Auckland: meet at 9am at Britomart
Wellington: meet at 8.30am outside ANZ Towers, 49 Tory Street. 
ChCh: meet 8.30am ANZ Addington, 269 Lincoln Road 
Dunedin: meet 9am ANZ, Cnr Hanover & George Sts



  1. Bank workers are never paid fairly.

    My wife worked in four banks in three countries in 30 years and was always on the lower paid rung of all workers .

    Go ANZ staff we are all behind you.

  2. $11,000.00 A Day ! ? You have got to be fucking kidding me ?

    New Zealand / Aotearoa should purge all foreign owned banks from our shores immediately .

    Default on off-shore loans , write off all mortgage debt , close our financial markets to foreign manipulation , re nationalise our assets , go it alone and see what happens . We could win a terrible war being waged against us and by not firing one single shot .

    You know what I think might happen ? The financial world would stop turning and watch us with the same intensity as a stoat watches a baby rabbit .

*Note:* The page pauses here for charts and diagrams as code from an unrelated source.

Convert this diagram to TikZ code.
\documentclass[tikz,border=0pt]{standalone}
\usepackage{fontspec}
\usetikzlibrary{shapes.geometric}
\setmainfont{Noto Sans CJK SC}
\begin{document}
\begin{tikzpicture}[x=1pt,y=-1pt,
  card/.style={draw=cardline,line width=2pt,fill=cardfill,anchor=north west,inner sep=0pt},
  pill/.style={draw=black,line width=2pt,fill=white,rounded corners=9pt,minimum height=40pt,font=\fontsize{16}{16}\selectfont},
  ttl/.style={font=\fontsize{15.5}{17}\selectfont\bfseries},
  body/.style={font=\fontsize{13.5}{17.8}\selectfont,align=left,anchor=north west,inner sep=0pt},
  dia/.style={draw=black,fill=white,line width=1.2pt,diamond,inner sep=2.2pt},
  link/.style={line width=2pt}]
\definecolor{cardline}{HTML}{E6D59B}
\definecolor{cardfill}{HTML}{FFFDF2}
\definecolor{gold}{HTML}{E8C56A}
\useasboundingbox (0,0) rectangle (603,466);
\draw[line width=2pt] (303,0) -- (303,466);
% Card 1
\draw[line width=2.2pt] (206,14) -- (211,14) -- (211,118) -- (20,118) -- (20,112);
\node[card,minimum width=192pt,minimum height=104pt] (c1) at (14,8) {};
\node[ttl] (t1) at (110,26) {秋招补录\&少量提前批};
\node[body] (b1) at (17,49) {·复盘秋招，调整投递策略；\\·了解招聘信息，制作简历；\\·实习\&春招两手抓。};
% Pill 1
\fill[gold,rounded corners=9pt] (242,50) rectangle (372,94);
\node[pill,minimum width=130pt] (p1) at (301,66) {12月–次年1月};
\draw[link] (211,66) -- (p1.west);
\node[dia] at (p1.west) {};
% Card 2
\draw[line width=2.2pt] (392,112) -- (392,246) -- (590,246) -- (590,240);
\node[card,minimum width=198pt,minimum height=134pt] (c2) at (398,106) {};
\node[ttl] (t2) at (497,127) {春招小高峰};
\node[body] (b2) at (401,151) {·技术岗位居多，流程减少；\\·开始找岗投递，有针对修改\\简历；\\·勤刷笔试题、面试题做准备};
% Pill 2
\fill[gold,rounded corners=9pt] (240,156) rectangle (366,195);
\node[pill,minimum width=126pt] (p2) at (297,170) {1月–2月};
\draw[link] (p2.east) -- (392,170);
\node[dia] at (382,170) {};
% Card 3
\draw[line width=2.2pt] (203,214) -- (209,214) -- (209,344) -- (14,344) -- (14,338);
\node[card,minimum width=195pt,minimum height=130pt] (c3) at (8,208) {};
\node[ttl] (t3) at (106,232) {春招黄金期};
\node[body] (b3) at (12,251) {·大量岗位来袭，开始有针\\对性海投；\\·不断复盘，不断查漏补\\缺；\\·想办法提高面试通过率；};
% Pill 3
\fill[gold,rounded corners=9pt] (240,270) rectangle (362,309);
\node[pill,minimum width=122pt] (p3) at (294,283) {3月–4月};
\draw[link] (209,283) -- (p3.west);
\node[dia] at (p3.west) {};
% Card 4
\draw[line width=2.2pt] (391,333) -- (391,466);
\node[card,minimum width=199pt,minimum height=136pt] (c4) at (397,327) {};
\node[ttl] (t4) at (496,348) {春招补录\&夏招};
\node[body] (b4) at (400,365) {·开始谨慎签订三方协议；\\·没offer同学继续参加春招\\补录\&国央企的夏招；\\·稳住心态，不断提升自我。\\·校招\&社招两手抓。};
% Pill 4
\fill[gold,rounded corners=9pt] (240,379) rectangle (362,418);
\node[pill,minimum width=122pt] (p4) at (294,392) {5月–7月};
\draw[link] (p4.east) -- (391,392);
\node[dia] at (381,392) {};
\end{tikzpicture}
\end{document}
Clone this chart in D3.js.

    The good staff at those banks should be given a $50 K relocation allowance , a tax free four years and free public transport to move into the provinces to learn to grow foods and mull wine for their long weekends with their kids and greater Whanau .

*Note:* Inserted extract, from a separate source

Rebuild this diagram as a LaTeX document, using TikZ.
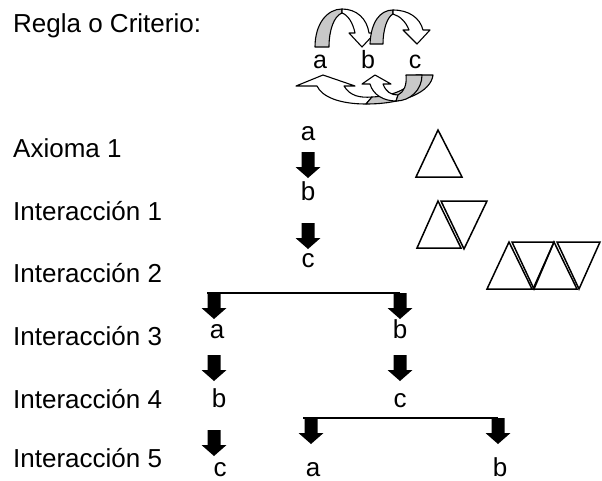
\documentclass[tikz,border=0pt]{standalone}
\usepackage{fontspec}
\setmainfont{Liberation Sans}
\definecolor{grisflecha}{RGB}{200,200,200}
\tikzset{
  etiqueta/.style={anchor=base west, inner sep=0pt, font=\fontsize{26}{30}\selectfont},
  letra/.style={anchor=base, inner sep=0pt, font=\fontsize{26}{30}\selectfont},
  letraregla/.style={anchor=base, inner sep=0pt, font=\fontsize{25}{28}\selectfont},
  triangulo/.style={draw, line width=1.5pt, line join=miter},
  rama/.style={line width=1.8pt},
  curva/.style={draw, line width=1.1pt, line join=round},
  flecha/.pic={
    \fill (-6.5,0) -- (6.5,0) -- (6.5,15) -- (12.5,15) -- (0,26) -- (-12.5,15) -- (-6.5,15) -- cycle;
    \coordinate (-top) at (0,0);
  }
}
\begin{document}
\begin{tikzpicture}[x=1pt, y=-1pt]
    \useasboundingbox (0,0) rectangle (602,480);

    % Etiquetas de la izquierda
    \node[etiqueta] (regla) at (13,32) {Regla o Criterio:};
    \node[etiqueta] (axioma) at (13,157) {Axioma 1};
    \node[etiqueta] (int1) at (13,220) {Interacción 1};
    \node[etiqueta] (int2) at (13,282) {Interacción 2};
    \node[etiqueta] (int3) at (13,345) {Interacción 3};
    \node[etiqueta] (int4) at (13,408) {Interacción 4};
    \node[etiqueta] (int5) at (13,467) {Interacción 5};

    % Regla: letras
    \node[letraregla] (ra) at (320,68) {a};
    \node[letraregla] (rb) at (368,68) {b};
    \node[letraregla] (rc) at (415,68) {c};

    % Regla: flechas curvas de arriba (a -> b, b -> c)
    \filldraw[curva, fill=grisflecha] (315,47) .. controls (315,24) and (327,9) .. (342,9) -- (342,13) .. controls (334,16) and (329,30) .. (329,47) -- cycle;
    \filldraw[curva, fill=white] (342,9) .. controls (357,9) and (367,19) .. (369,33) -- (375,33) -- (362,47) -- (349,33) -- (355,33) .. controls (353,23) and (348,15) .. (342,13) -- cycle;
    \filldraw[curva, fill=grisflecha] (370,44) .. controls (371,22) and (380,10) .. (393,10) -- (393,14) .. controls (387,17) and (383,30) .. (383,44) -- cycle;
    \filldraw[curva, fill=white] (393,10) .. controls (409,10) and (420,18) .. (423,30) -- (430,30) -- (417,44) -- (403,30) -- (409,30) .. controls (406,22) and (400,16) .. (393,14) -- cycle;

    % Regla: flechas curvas de abajo (c -> a, c -> b)
    \filldraw[curva, fill=white] (296,86) -- (323,75) -- (355,86) -- (344,86) .. controls (350,96) and (360,98) .. (372,97) -- (366,104) .. controls (340,104) and (322,97) .. (317,86) -- cycle;
    \filldraw[curva, fill=grisflecha] (372,97) .. controls (394,96) and (412,88) .. (416,75) -- (433,75) .. controls (431,92) and (404,104) .. (366,104) -- cycle;
    \filldraw[curva, fill=white] (362,84) -- (375,75) -- (391,84) -- (383,84) .. controls (386,92) and (391,95) .. (398,95) -- (396,101) .. controls (384,101) and (373,95) .. (370,84) -- cycle;
    \filldraw[curva, fill=grisflecha] (398,95) .. controls (404,92) and (407,85) .. (406,75) -- (422,75) .. controls (422,90) and (410,101) .. (396,101) -- cycle;

    % Tronco: a, b, c
    \node[letra] (a0) at (308,140) {a};
    \pic (f1) at (308,152) {flecha};
    \node[letra] (b0) at (308,200) {b};
    \pic (f2) at (308,223) {flecha};
    \node[letra] (c0) at (308,267) {c};

    % Primera bifurcacion
    \pic (f3) at (214,293) {flecha};
    \pic (f4) at (400,293) {flecha};
    \draw[rama] ([xshift=-7pt]f3-top) -- (f4-top);

    % Rama izquierda
    \node[letra] (a1) at (217,338) {a};
    \pic (f5) at (214,355) {flecha};
    \node[letra] (b1) at (219,407) {b};
    \pic (f6) at (214,430) {flecha};
    \node[letra] (c1) at (220,476) {c};

    % Rama derecha
    \node[letra] (b2) at (400,338) {b};
    \pic (f7) at (400,355) {flecha};
    \node[letra] (c2) at (400,407) {c};

    % Segunda bifurcacion
    \pic (f8) at (311,418) {flecha};
    \pic (f9) at (498,418) {flecha};
    \draw[rama] ([xshift=-8pt]f8-top) -- (f9-top);
    \node[letra] (a3) at (313,476) {a};
    \node[letra] (b3) at (500,476) {b};

    % Triangulos
    \draw[triangulo] (438,130) -- (416,177) -- (462,177) -- cycle;

    \draw[triangulo] (438,201) -- (417,248) -- (461,248) -- cycle;
    \draw[triangulo] (441,201) -- (487,201) -- (464,249) -- cycle;

    \draw[triangulo] (509,242) -- (487,289) -- (532,289) -- cycle;
    \draw[triangulo] (512,242) -- (554,242) -- (534,289) -- cycle;
    \draw[triangulo] (554,242) -- (533,289) -- (577,289) -- cycle;
    \draw[triangulo] (557,242) -- (600,242) -- (579,289) -- cycle;
\end{tikzpicture}
\end{document}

    Anyone reading this should pause and think . The NZ Bank conundrum is an exquisite madness . You do know that right ? They desperately need us while we don’t actually need them at all . Not at all .

    Does that bank man need his $11,000.00 a day ? You bet he does . Do we need a bank man being paid $11,000.00 a day ?

    Your answer is : ……………………………… ?

    Take your time now .

  3. The staff at my ANZ are great. If you end up needing a strike fund, post a link for contributions on this site. I would like to contribute. The workplace is going to a battlefront over the next three years so I believe financially supporting strikers is an imperative for those who dislike where this Government is taking New Zealand.

  4. This is what you get when you allow foreign transnational corporates take over the control of crucial infrastructure. When are NZers going to wake up to the fact that they are being screwed and then bled dry by Australian corporates in finance/banking, insurance, supermarkets, retailing, property…… . It seems the CER/ANZAC myths mean: bend over, we are going to do to you, what we cannot get away with in Australia.
    ANZ already has a record of disestablishing workers positions when they would not agree to the imposition of new employment conditions and then re-advertising the same positions, but under their new casualisation “flexi” conditions. No discussion, take-it-or-leave-it and don’t rock the boat. Sneaky and under the radar tactics by the bank that undermines the ethos of NZ society and sense of community.
    Surely not legal under NZ industrial and employment laws or does the ‘shonKey Guvmint’ feel it does not apply to foreign corporates?

  5. I don’t care how stressful David Hisco’s job is, or how many billions of dollars he’s responsible for. I imagine he probably feels like Atlas carrying the weight of the world on his bloated, porcine shoulders some days — but it matters not a jot. Nobody. At all. Ever. Needs to be paid such an obscene amount of money for doing a job.

    What does he do with it all? If it were me, I’d have several rooms of my house set aside solely for the purpose of storing the vast mountains of cash I’d accumulated, and my most stressful pastime would be desperately trying to figure out what to spend it on.

    Don’t let the bastards grind you down, guys. You’re worth more than a pittance and stress-induced stomach ulcer.